Retype the whole listing verbatim and keep the pictures out of it.
⟨
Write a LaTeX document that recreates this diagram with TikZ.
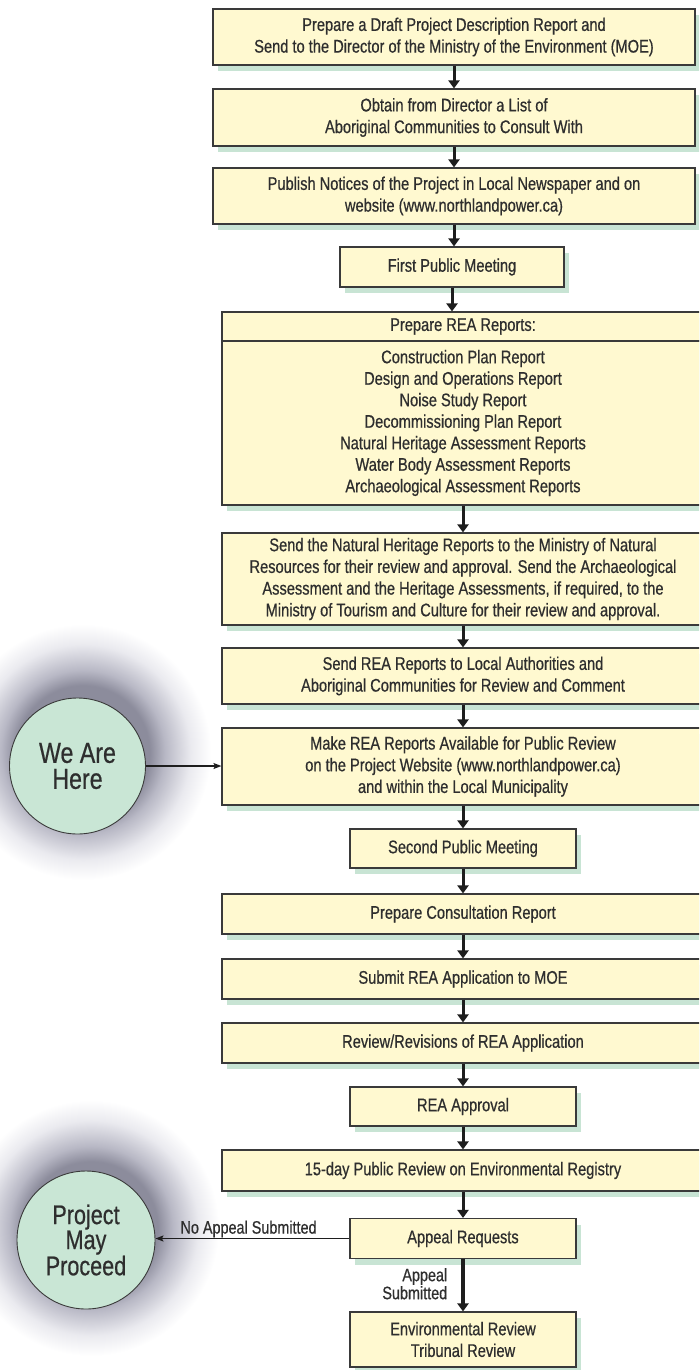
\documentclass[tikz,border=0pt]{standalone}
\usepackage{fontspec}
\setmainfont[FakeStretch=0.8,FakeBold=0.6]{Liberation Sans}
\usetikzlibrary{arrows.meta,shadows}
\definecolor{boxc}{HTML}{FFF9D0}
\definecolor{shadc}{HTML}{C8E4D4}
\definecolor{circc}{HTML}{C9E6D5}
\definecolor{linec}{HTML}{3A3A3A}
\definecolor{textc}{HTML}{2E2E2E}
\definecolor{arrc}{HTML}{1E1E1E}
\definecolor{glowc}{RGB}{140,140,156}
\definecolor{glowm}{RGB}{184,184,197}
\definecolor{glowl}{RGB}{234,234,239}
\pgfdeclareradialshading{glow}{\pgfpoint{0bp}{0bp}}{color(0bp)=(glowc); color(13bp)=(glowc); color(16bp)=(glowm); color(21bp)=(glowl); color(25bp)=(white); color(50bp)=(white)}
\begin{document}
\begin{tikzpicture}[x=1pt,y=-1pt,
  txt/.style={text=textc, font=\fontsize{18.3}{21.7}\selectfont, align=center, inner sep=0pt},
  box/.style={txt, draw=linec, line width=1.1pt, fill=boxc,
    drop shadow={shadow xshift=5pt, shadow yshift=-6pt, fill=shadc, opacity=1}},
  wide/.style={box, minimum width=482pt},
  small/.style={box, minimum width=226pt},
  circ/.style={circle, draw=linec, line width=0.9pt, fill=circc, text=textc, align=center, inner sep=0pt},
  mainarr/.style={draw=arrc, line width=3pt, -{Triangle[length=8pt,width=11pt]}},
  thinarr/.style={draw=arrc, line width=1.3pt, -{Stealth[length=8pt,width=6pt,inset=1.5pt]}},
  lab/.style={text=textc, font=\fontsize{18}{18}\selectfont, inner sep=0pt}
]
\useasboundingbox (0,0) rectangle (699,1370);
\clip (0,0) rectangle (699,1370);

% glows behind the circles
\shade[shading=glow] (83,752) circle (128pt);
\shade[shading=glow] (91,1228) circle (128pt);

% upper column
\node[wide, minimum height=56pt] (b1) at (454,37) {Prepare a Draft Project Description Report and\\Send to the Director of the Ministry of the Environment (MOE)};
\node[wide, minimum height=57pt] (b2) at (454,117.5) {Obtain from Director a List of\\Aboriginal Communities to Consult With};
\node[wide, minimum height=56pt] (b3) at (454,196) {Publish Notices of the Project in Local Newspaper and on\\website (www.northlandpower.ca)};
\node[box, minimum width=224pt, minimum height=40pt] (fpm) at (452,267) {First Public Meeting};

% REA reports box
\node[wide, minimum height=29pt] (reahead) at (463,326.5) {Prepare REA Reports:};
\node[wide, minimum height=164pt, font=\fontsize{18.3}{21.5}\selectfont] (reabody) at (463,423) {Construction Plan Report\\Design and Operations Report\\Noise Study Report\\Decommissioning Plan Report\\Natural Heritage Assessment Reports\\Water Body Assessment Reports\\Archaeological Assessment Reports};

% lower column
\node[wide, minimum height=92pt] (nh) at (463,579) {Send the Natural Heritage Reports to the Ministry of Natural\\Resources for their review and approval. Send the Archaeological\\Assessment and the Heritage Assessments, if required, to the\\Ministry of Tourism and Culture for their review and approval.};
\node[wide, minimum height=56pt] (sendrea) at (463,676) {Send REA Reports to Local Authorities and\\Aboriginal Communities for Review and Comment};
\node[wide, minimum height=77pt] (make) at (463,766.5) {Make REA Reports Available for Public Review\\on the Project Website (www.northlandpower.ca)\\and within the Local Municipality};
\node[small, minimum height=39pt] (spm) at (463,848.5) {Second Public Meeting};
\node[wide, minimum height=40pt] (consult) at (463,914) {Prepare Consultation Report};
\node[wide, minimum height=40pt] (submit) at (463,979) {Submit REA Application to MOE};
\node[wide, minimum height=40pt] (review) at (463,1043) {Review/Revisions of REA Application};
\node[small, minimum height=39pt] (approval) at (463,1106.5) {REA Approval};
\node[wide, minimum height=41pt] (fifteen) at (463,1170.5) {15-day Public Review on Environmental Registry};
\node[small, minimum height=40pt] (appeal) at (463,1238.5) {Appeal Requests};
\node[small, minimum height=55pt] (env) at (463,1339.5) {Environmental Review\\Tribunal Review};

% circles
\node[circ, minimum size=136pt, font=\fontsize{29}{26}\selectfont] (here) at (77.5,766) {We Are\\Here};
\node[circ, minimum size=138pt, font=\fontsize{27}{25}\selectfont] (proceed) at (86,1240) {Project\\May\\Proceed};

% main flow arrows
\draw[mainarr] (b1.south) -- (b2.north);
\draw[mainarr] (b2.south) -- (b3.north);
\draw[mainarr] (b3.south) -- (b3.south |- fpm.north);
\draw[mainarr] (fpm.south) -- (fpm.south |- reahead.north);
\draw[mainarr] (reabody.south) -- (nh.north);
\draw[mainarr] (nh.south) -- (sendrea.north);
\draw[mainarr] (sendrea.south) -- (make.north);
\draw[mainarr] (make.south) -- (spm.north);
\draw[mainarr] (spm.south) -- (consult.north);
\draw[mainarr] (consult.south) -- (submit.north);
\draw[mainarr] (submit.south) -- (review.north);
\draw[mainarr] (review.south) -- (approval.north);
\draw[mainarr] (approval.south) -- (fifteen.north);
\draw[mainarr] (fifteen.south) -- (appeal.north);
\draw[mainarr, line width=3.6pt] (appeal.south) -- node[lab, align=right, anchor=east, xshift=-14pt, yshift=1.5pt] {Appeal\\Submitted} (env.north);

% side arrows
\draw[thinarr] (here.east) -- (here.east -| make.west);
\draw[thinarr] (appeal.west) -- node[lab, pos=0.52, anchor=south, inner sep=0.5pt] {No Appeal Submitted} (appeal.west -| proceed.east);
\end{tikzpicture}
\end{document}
⟩
#### [RESULT FOR THIS EXERCISE]
Write a LaTeX document that recreates this diagram with TikZ.
\documentclass[tikz,border=0pt]{standalone}
\usepackage{fontspec}
\setmainfont[FakeStretch=0.8,FakeBold=0.6]{Liberation Sans}
\usetikzlibrary{arrows.meta,shadows}
\definecolor{boxc}{HTML}{FFF9D0}
\definecolor{shadc}{HTML}{C8E4D4}
\definecolor{circc}{HTML}{C9E6D5}
\definecolor{linec}{HTML}{3A3A3A}
\definecolor{textc}{HTML}{2E2E2E}
\definecolor{arrc}{HTML}{1E1E1E}
\definecolor{glowc}{RGB}{140,140,156}
\definecolor{glowm}{RGB}{184,184,197}
\definecolor{glowl}{RGB}{234,234,239}
\pgfdeclareradialshading{glow}{\pgfpoint{0bp}{0bp}}{color(0bp)=(glowc); color(13bp)=(glowc); color(16bp)=(glowm); color(21bp)=(glowl); color(25bp)=(white); color(50bp)=(white)}
\begin{document}
\begin{tikzpicture}[x=1pt,y=-1pt,
  txt/.style={text=textc, font=\fontsize{18.3}{21.7}\selectfont, align=center, inner sep=0pt},
  box/.style={txt, draw=linec, line width=1.1pt, fill=boxc,
    drop shadow={shadow xshift=5pt, shadow yshift=-6pt, fill=shadc, opacity=1}},
  wide/.style={box, minimum width=482pt},
  small/.style={box, minimum width=226pt},
  circ/.style={circle, draw=linec, line width=0.9pt, fill=circc, text=textc, align=center, inner sep=0pt},
  mainarr/.style={draw=arrc, line width=3pt, -{Triangle[length=8pt,width=11pt]}},
  thinarr/.style={draw=arrc, line width=1.3pt, -{Stealth[length=8pt,width=6pt,inset=1.5pt]}},
  lab/.style={text=textc, font=\fontsize{18}{18}\selectfont, inner sep=0pt}
]
\useasboundingbox (0,0) rectangle (699,1370);
\clip (0,0) rectangle (699,1370);

% glows behind the circles
\shade[shading=glow] (83,752) circle (128pt);
\shade[shading=glow] (91,1228) circle (128pt);

% upper column
\node[wide, minimum height=56pt] (b1) at (454,37) {Prepare a Draft Project Description Report and\\Send to the Director of the Ministry of the Environment (MOE)};
\node[wide, minimum height=57pt] (b2) at (454,117.5) {Obtain from Director a List of\\Aboriginal Communities to Consult With};
\node[wide, minimum height=56pt] (b3) at (454,196) {Publish Notices of the Project in Local Newspaper and on\\website (www.northlandpower.ca)};
\node[box, minimum width=224pt, minimum height=40pt] (fpm) at (452,267) {First Public Meeting};

% REA reports box
\node[wide, minimum height=29pt] (reahead) at (463,326.5) {Prepare REA Reports:};
\node[wide, minimum height=164pt, font=\fontsize{18.3}{21.5}\selectfont] (reabody) at (463,423) {Construction Plan Report\\Design and Operations Report\\Noise Study Report\\Decommissioning Plan Report\\Natural Heritage Assessment Reports\\Water Body Assessment Reports\\Archaeological Assessment Reports};

% lower column
\node[wide, minimum height=92pt] (nh) at (463,579) {Send the Natural Heritage Reports to the Ministry of Natural\\Resources for their review and approval. Send the Archaeological\\Assessment and the Heritage Assessments, if required, to the\\Ministry of Tourism and Culture for their review and approval.};
\node[wide, minimum height=56pt] (sendrea) at (463,676) {Send REA Reports to Local Authorities and\\Aboriginal Communities for Review and Comment};
\node[wide, minimum height=77pt] (make) at (463,766.5) {Make REA Reports Available for Public Review\\on the Project Website (www.northlandpower.ca)\\and within the Local Municipality};
\node[small, minimum height=39pt] (spm) at (463,848.5) {Second Public Meeting};
\node[wide, minimum height=40pt] (consult) at (463,914) {Prepare Consultation Report};
\node[wide, minimum height=40pt] (submit) at (463,979) {Submit REA Application to MOE};
\node[wide, minimum height=40pt] (review) at (463,1043) {Review/Revisions of REA Application};
\node[small, minimum height=39pt] (approval) at (463,1106.5) {REA Approval};
\node[wide, minimum height=41pt] (fifteen) at (463,1170.5) {15-day Public Review on Environmental Registry};
\node[small, minimum height=40pt] (appeal) at (463,1238.5) {Appeal Requests};
\node[small, minimum height=55pt] (env) at (463,1339.5) {Environmental Review\\Tribunal Review};

% circles
\node[circ, minimum size=136pt, font=\fontsize{29}{26}\selectfont] (here) at (77.5,766) {We Are\\Here};
\node[circ, minimum size=138pt, font=\fontsize{27}{25}\selectfont] (proceed) at (86,1240) {Project\\May\\Proceed};

% main flow arrows
\draw[mainarr] (b1.south) -- (b2.north);
\draw[mainarr] (b2.south) -- (b3.north);
\draw[mainarr] (b3.south) -- (b3.south |- fpm.north);
\draw[mainarr] (fpm.south) -- (fpm.south |- reahead.north);
\draw[mainarr] (reabody.south) -- (nh.north);
\draw[mainarr] (nh.south) -- (sendrea.north);
\draw[mainarr] (sendrea.south) -- (make.north);
\draw[mainarr] (make.south) -- (spm.north);
\draw[mainarr] (spm.south) -- (consult.north);
\draw[mainarr] (consult.south) -- (submit.north);
\draw[mainarr] (submit.south) -- (review.north);
\draw[mainarr] (review.south) -- (approval.north);
\draw[mainarr] (approval.south) -- (fifteen.north);
\draw[mainarr] (fifteen.south) -- (appeal.north);
\draw[mainarr, line width=3.6pt] (appeal.south) -- node[lab, align=right, anchor=east, xshift=-14pt, yshift=1.5pt] {Appeal\\Submitted} (env.north);

% side arrows
\draw[thinarr] (here.east) -- (here.east -| make.west);
\draw[thinarr] (appeal.west) -- node[lab, pos=0.52, anchor=south, inner sep=0.5pt] {No Appeal Submitted} (appeal.west -| proceed.east);
\end{tikzpicture}
\end{document}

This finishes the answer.